Kees Cook <keescook@xxxxxxxxxxxx> writes:

> In an attempt to provide sensible rlimit defaults for setuid execs, this
> inherits the namespace's init rlimits:
>
> $ ulimit -s
> 8192
> $ ulimit -s unlimited
> $ /bin/sh -c 'ulimit -s'
> unlimited
> $ sudo /bin/sh -c 'ulimit -s'
> 8192
>
> This is modified from Brad Spengler/PaX Team's hard-coded setuid exec
> stack rlimit (8MB) in the last public patch of grsecurity/PaX based on
> my understanding of the code. Changes or omissions from the original
> code are mine and don't reflect the original grsecurity/PaX code.
>
> Signed-off-by: Kees Cook <keescook@xxxxxxxxxxxx>
> ---
> Instead of copying all rlimits, we could also pick specific ones to copy
> (e.g. RLIMIT_STACK, or ones from Andy's list) or exclude from copying
> (probably better to blacklist than whitelist).
>
> I think this is the right way to find the ns init task, but maybe it
> needs locking?
> ---
> fs/exec.c | 34 ++++++++++++++++++++++++++++++----
> 1 file changed, 30 insertions(+), 4 deletions(-)
>
> diff --git a/fs/exec.c b/fs/exec.c
> index 904199086490..80e8b2bd4284 100644
> --- a/fs/exec.c
> +++ b/fs/exec.c
> @@ -1675,6 +1675,12 @@ static int exec_binprm(struct linux_binprm *bprm)
> return ret;
> }
>
> +static inline bool is_setuid_exec(struct linux_binprm *bprm)
> +{
> + return (!uid_eq(bprm->cred->euid, current_euid()) ||
> + !gid_eq(bprm->cred->egid, current_egid()));
> +}

Awesome I can make an executable setuid to myself and get all of roots
rlimits!

Scratch inheritable rlimits as useful for any kind of policy decision.

> /*
> * sys_execve() executes a new program.
> */
> @@ -1687,6 +1693,7 @@ static int do_execveat_common(int fd, struct filename *filename,
> struct linux_binprm *bprm;
> struct file *file;
> struct files_struct *displaced;
> + struct rlimit saved_rlim[RLIM_NLIMITS];
> int retval;
>
> if (IS_ERR(filename))
> @@ -1771,24 +1778,38 @@ static int do_execveat_common(int fd, struct filename *filename,
> if (retval < 0)
> goto out;
>
> + /*
> + * From here forward, we've got credentials set up and we're
> + * using resources, so do rlimit replacement before we start
> + * copying strings. (Note that the RLIMIT_NPROC check has
> + * already happened.)
> + */
> + BUILD_BUG_ON(sizeof(saved_rlim) != sizeof(current->signal->rlim));
> + if (is_setuid_exec(bprm)) {
> + memcpy(saved_rlim, current->signal->rlim, sizeof(saved_rlim));
> + memcpy(current->signal->rlim,
> + task_active_pid_ns(current)->child_reaper->signal->rlim,
> + sizeof(current->signal->rlim));
> + }
> +

Caerful. child_reaper can change if you are not holding the tasklist
lock.

It would be better if we could move any rlimit changes after de_thread.
Otherwise there are some really fun races you can play with.

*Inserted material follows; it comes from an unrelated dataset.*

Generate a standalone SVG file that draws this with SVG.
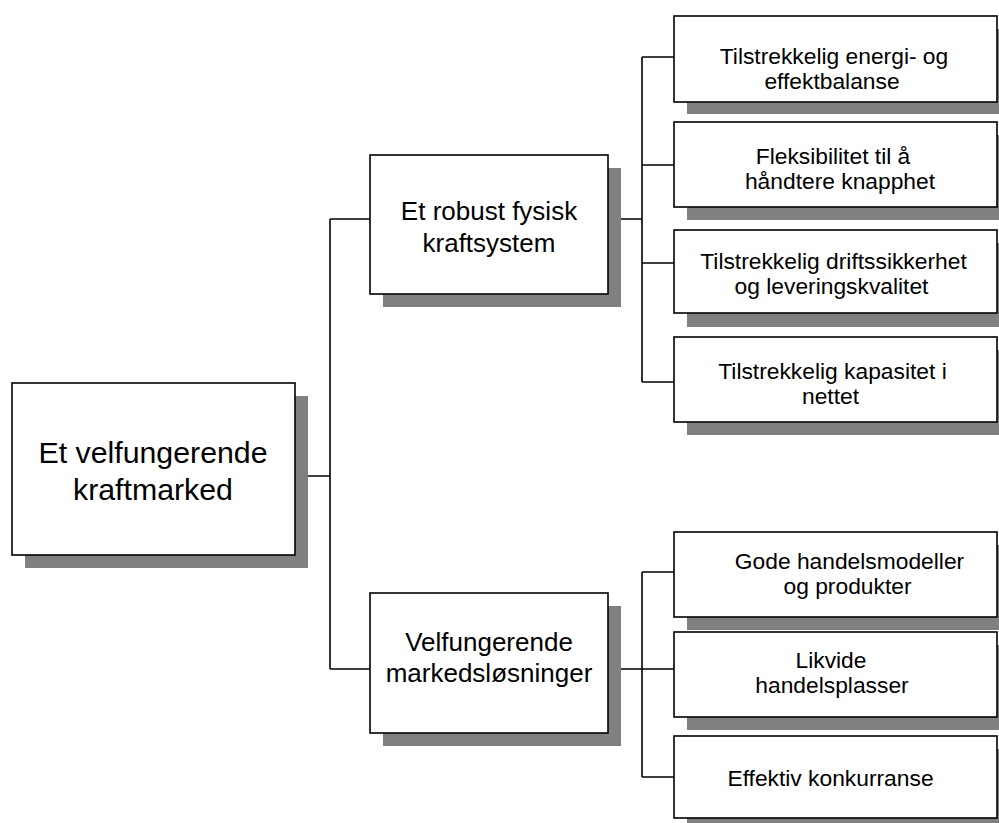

After de_thread is past the point of no return so you would not need to
worry about restoring the rlimits either.

> retval = copy_strings_kernel(1, &bprm->filename, bprm);
> if (retval < 0)
> - goto out;
> + goto out_restore;
>
> bprm->exec = bprm->p;
> retval = copy_strings(bprm->envc, envp, bprm);
> if (retval < 0)
> - goto out;
> + goto out_restore;
>
> retval = copy_strings(bprm->argc, argv, bprm);
> if (retval < 0)
> - goto out;
> + goto out_restore;
>
> would_dump(bprm, bprm->file);
>
> retval = exec_binprm(bprm);
> if (retval < 0)
> - goto out;
> + goto out_restore;
>
> /* execve succeeded */
> current->fs->in_exec = 0;
> @@ -1802,6 +1823,11 @@ static int do_execveat_common(int fd, struct filename *filename,
> put_files_struct(displaced);
> return retval;
>
> +out_restore:
> + if (is_setuid_exec(bprm)) {
> + memcpy(current->signal->rlim, saved_rlim, sizeof(saved_rlim));
> + }
> +
> out:
> if (bprm->mm) {
> acct_arg_size(bprm, 0);
> --
> 2.7.4

Eric